Nie lecę od razu po obiedzie do zmywania, bo szkoda mi na to czasu. Wolę od razu na spacer uciekać, a zamywaniem zajmie się małż, syn albo ja, ale pod sam wieczór dopiero
Moja znajoma jak tylko z rodziną zje obiad to leci zmywać. Dla mnie to bez sensu, wspólny posiłek ma być też przyjemnością, formą spędzenia razem czasu, chwilą relaksu, a po obiedzie można pogadać, a nie lecieć zmywać gary. Chyba się nic nie stanie jak poczekają godzinę czy nawet pół dnia... Wiadomo, że jak ktoś ma zmywarkę to inna sprawa :)
Odpowiedzi
TAK |
Komentarze
Wyświetlono: 1 - 6 z 6.
Ja nienawidzę myć naczyń i na ogół robi to mój Narzeczony :)
Nienawidzę zmywać, gdy zlew jest pełny naczyń to ja już wolę omijać kuchnię szerokim łukiem żeby na to nie patrzeć, niż umyć ;p Mój P. jest od zmywania ;p
Ja nie, ale moja teścowa właśnie tak robi.
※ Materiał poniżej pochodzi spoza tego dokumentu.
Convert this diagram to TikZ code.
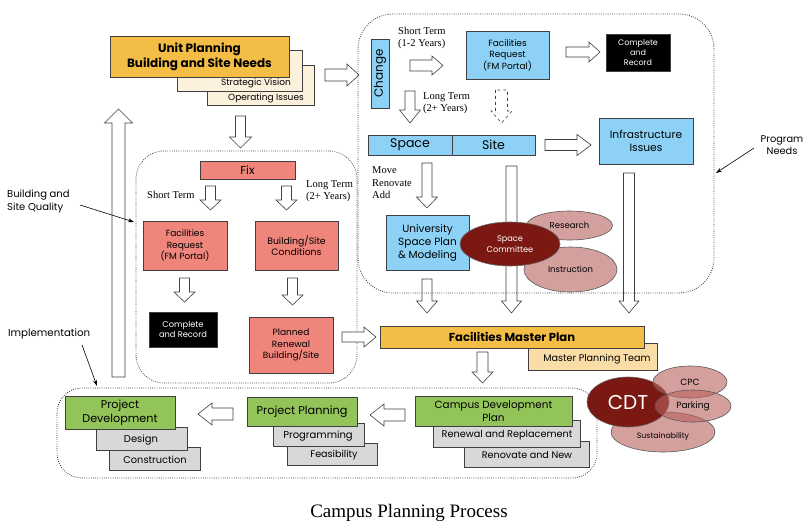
\documentclass[tikz,border=0pt]{standalone}
\usepackage{fontspec}
\setmainfont{Liberation Serif}
\setsansfont{Poppins}
\usetikzlibrary{shapes.geometric,shadows,arrows.meta}
\definecolor{orgA}{HTML}{F4BE46}
\definecolor{creamA}{HTML}{FCF1DD}
\definecolor{orgB}{HTML}{F9DCA6}
\definecolor{blueA}{HTML}{8DD2F6}
\definecolor{redA}{HTML}{F0857C}
\definecolor{greenA}{HTML}{93C45A}
\definecolor{grayA}{HTML}{D8D8D8}
\definecolor{darkR}{HTML}{7B1812}
\definecolor{lightR}{HTML}{B8625E}
\newcommand\fsz[2]{\fontsize{#1}{#2}\selectfont}
\newcommand\harr[7][]{%
  \pgfmathsetmacro\myhb{#3-#7*(#3-#2)/abs(#3-#2)}%
  \draw[barrow,#1] (#2,#4-#5) -- (\myhb,#4-#5) -- (\myhb,#4-#6) -- (#3,#4) -- (\myhb,#4+#6) -- (\myhb,#4+#5) -- (#2,#4+#5) -- cycle;}
\newcommand\varr[7][]{%
  \pgfmathsetmacro\myhb{#3-#7*(#3-#2)/abs(#3-#2)}%
  \draw[barrow,#1] (#4-#5,#2) -- (#4-#5,\myhb) -- (#4-#6,\myhb) -- (#4,#3) -- (#4+#6,\myhb) -- (#4+#5,\myhb) -- (#4+#5,#2) -- cycle;}
\tikzset{
  box/.style={draw=black!75, line width=0.6pt, align=center, inner sep=1pt, text=black,
    font=\sffamily\fsz{9}{11.5}, drop shadow={shadow xshift=1pt,shadow yshift=-1pt,opacity=0.25}},
  lbl/.style={inner sep=0pt, font=\sffamily\fsz{9}{10.5}, align=center},
  tlbl/.style={inner sep=0pt, font=\rmfamily\fsz{10.5}{12}, align=left, anchor=west},
  barrow/.style={draw=black!75, line width=0.6pt, fill=white},
  region/.style={draw=black!80, line width=0.8pt, dash pattern=on 0.8pt off 1.4pt},
  ellL/.style={ellipse, draw=black!65, line width=0.6pt, fill=lightR, fill opacity=0.6, text opacity=1, inner sep=0pt, font=\sffamily\fsz{8.5}{10}},
  ellD/.style={ellipse, draw=black!60, line width=0.6pt, fill=darkR, text=white, inner sep=0pt, align=center},
  thinarr/.style={draw=black, line width=0.6pt, -{Stealth[length=6pt,width=4pt]}}
}
\begin{document}
\begin{tikzpicture}[x=1pt,y=-1pt]
\fill[white] (0,0) rectangle (808,532);
\useasboundingbox (0,0) rectangle (808,532);

% ---------------- Unit planning group
\node[box, fill=creamA, minimum width=107, minimum height=40] (opiss) at (260.5,85) {};
\node[lbl] (opisst) at (266,98) {Operating Issues};
\node[box, fill=creamA, minimum width=125, minimum height=41] (stratv) at (239.5,70.5) {};
\node[lbl] (stratvt) at (256,83) {Strategic Vision};
\node[box, fill=orgA, minimum width=179, minimum height=41, font=\sffamily\bfseries\fsz{12}{15}] (unit) at (199.5,56.5) {Unit Planning\\Building and Site Needs};
\harr{325}{359}{75}{6}{11}{12}
\varr{116}{148}{240.5}{5}{11}{11}

% big up arrow
\varr{377}{109}{118.5}{6.5}{14}{14}

% ---------------- Top right region
\node[box, fill=blueA, minimum width=69, minimum height=18, rotate=90, font=\sffamily\fsz{12}{13}] (change) at (380,73.5) {Change};
\node[tlbl] (stt) at (398,38) {Short Term\\(1-2 Years)};
\harr{410}{443}{65.5}{5.5}{9.5}{11}
\node[box, fill=blueA, minimum width=83, minimum height=48] (frb) at (507.5,55) {Facilities\\Request\\(FM Portal)};
\harr{566}{600}{52}{5}{10}{11}
\node[box, fill=black, text=white, minimum width=64, minimum height=37, font=\sffamily\fsz{8}{10}] (cr1) at (638,52.5) {Complete\\and\\Record};
\varr{91}{123}{410}{5}{10.5}{13}
\node[tlbl] (ltt) at (423,103) {Long Term\\(2+ Years)};
\varr[dashed]{90}{123}{501.5}{6}{10.5}{12}
\node[box, fill=blueA, minimum width=84, minimum height=20, font=\sffamily\fsz{12.5}{13}] (space) at (410,145) {Space};
\node[box, fill=blueA, minimum width=83, minimum height=20, font=\sffamily\fsz{12.5}{13}] (site) at (493.5,145) {Site};
\harr{545}{591}{145}{5.5}{10.5}{14}
\node[box, fill=blueA, minimum width=94, minimum height=46, font=\sffamily\fsz{10.7}{13}] (infra) at (646,141) {Infrastructure\\Issues};
\node[tlbl, font=\rmfamily\fsz{10.5}{12.5}] (mra) at (372,183) {Move\\Renovate\\Add};
\varr{163}{208}{427}{5}{10.5}{11}
\varr{166}{313}{511.5}{5.5}{10}{12}
\varr{173}{313}{629}{5.5}{10}{12}
\node[box, fill=blueA, minimum width=83, minimum height=55, font=\sffamily\fsz{10.5}{13}] (usp) at (427.5,242.5) {University\\Space Plan\\\& Modeling};
\varr{279}{313}{427}{5}{10.5}{12}
\node[ellL, minimum width=86, minimum height=29] (research) at (569.5,225.5) {Research};
\node[ellL, minimum width=93, minimum height=45] (instr) at (570.5,269.5) {Instruction};
\node[ellD, minimum width=100, minimum height=44, font=\sffamily\fsz{8.2}{11}] (scom) at (510,244) {Space\\Committee};
\draw[region, rounded corners=35] (358,14) rectangle (714,293);
\node[lbl, font=\sffamily\fsz{9.8}{12}] (pneeds) at (782,145) {Program\\Needs};
\coordinate (pnS) at (754,148);
\coordinate (pnT) at (716,173);
\draw[thinarr] (pnS) -- (pnT);

% ---------------- Left region
\node[box, fill=redA, minimum width=95, minimum height=18, font=\sffamily\fsz{11.5}{13}] (fix) at (247.5,170) {Fix};
\node[tlbl] (stl) at (147,195) {Short Term};
\varr{186}{210}{210.5}{5}{10.5}{10}
\varr{186}{210}{286.5}{5}{10.5}{10}
\node[tlbl] (ltl) at (306,191) {Long Term\\(2+ Years)};
\node[box, fill=redA, minimum width=84, minimum height=49] (frr) at (185,245.5) {Facilities\\Request\\(FM Portal)};
\node[box, fill=redA, minimum width=83, minimum height=49, font=\sffamily\fsz{9.3}{11.5}] (bsc) at (296.5,245.5) {Building/Site\\Conditions};
\varr{278}{302}{184.5}{5}{10.5}{10}
\varr{278}{305}{292.5}{5}{10.5}{10}
\node[box, fill=black, text=white, minimum width=68, minimum height=35, font=\sffamily\fsz{8.3}{10}] (cr2) at (183,329.5) {Complete\\and Record};
\node[box, fill=redA, minimum width=84, minimum height=56] (prb) at (291,345) {Planned\\Renewal\\Building/Site};
\draw[region, rounded corners=28] (136,151) rectangle (357,383);
\harr{342}{376}{337}{5}{10}{12}

\node[lbl, font=\sffamily\fsz{10}{13}, align=left, anchor=west] (bsq) at (7,201) {Building and\\Site Quality};
\coordinate (bsqS) at (80,205);
\coordinate (bsqT) at (134,222);
\draw[thinarr] (bsqS) -- (bsqT);
\node[lbl, font=\sffamily\fsz{10.2}{12}, anchor=west] (impl) at (8,334) {Implementation};
\coordinate (implS) at (82,345);
\coordinate (implT) at (97,386);
\draw[thinarr] (implS) -- (implT);

% ---------------- Facilities master plan
\node[box, fill=orgB, minimum width=129, minimum height=27] (mpt) at (592.5,356.5) {};
\node[lbl, font=\sffamily\fsz{9.6}{11}] (mptt) at (597,359) {Master Planning Team};
\node[box, fill=orgA, minimum width=264, minimum height=22, font=\sffamily\bfseries\fsz{11.6}{13}] (fmp) at (512,337) {Facilities Master Plan};
\varr{352}{383}{482.5}{5.5}{10.5}{11}

% ---------------- Bottom region
\node[box, fill=grayA, minimum width=91, minimum height=23] (constr) at (154.5,458.5) {};
\node[lbl, font=\sffamily\fsz{9.8}{11}] (constrt) at (155,460) {Construction};
\node[box, fill=grayA, minimum width=91, minimum height=23] (design) at (141.5,438.5) {};
\node[lbl, font=\sffamily\fsz{10}{11}] (designt) at (141,440) {Design};
\node[box, fill=greenA, minimum width=110, minimum height=33, font=\sffamily\fsz{11.2}{14}] (pdev) at (120,412.5) {Project\\Development};
\harr{233}{198}{414}{6}{11}{14}
\node[box, fill=grayA, minimum width=90, minimum height=22] (feas) at (332,454) {};
\node[lbl, font=\sffamily\fsz{9.6}{11}] (feast) at (334,455) {Feasibility};
\node[box, fill=grayA, minimum width=91, minimum height=23] (progr) at (318.5,434.5) {};
\node[lbl, font=\sffamily\fsz{10}{11}] (progrt) at (318,436) {Programming};
\node[box, fill=greenA, minimum width=110, minimum height=29, font=\sffamily\fsz{11.3}{13}] (pplan) at (302,411.5) {Project Planning};
\harr{405}{370}{415}{6}{11}{14}
\node[box, fill=grayA, minimum width=125, minimum height=26] (rnew) at (526.5,454) {};
\node[lbl, font=\sffamily\fsz{9.6}{11}] (rnewt) at (527,455) {Renovate and New};
\node[box, fill=grayA, minimum width=147, minimum height=27] (rrep) at (506.5,433.5) {};
\node[lbl, font=\sffamily\fsz{9.7}{11}] (rrept) at (507,435) {Renewal and Replacement};
\node[box, fill=greenA, minimum width=157, minimum height=30, font=\sffamily\fsz{10.4}{13}] (cdp) at (493.5,411) {Campus Development\\Plan};

% CDT cluster
\node[ellL, minimum width=104, minimum height=40] (sust) at (663,432) {};
\node[ellD, minimum width=82, minimum height=50, font=\sffamily\fsz{20}{22}] (cdt) at (628,402) {CDT};
\node[ellL, minimum width=74, minimum height=32, font=\sffamily\fsz{9}{10}] (cpc) at (690,382) {CPC};
\node[ellL, minimum width=76, minimum height=32, font=\sffamily\fsz{9}{10}] (park) at (693,406) {Parking};
\node[lbl, font=\sffamily\fsz{7.8}{9}] (sustt) at (663,437) {Sustainability};
\draw[region, rounded corners=25] (57,388) rectangle (597,478);

% caption
\node[inner sep=0pt, font=\rmfamily\fsz{19}{22}] (cap) at (409,513) {Campus Planning Process};
\end{tikzpicture}
\end{document}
Zamiast usiąść to ona stoi przy garach i zmywa. :D
Dam tak, bo to ja jestem w domu od zmywania, ale nie lecę zmywać od razu po obiedzie, tylko jak się nasiedzę i nagadam :) Wieczorem zawsze zlew musi być pusty żeby był porządek na rano więc potrafie zmywać po północy :P
Staram się myć na biezaco, zawsze wynosze do kuchni i wstawiam do zlewu.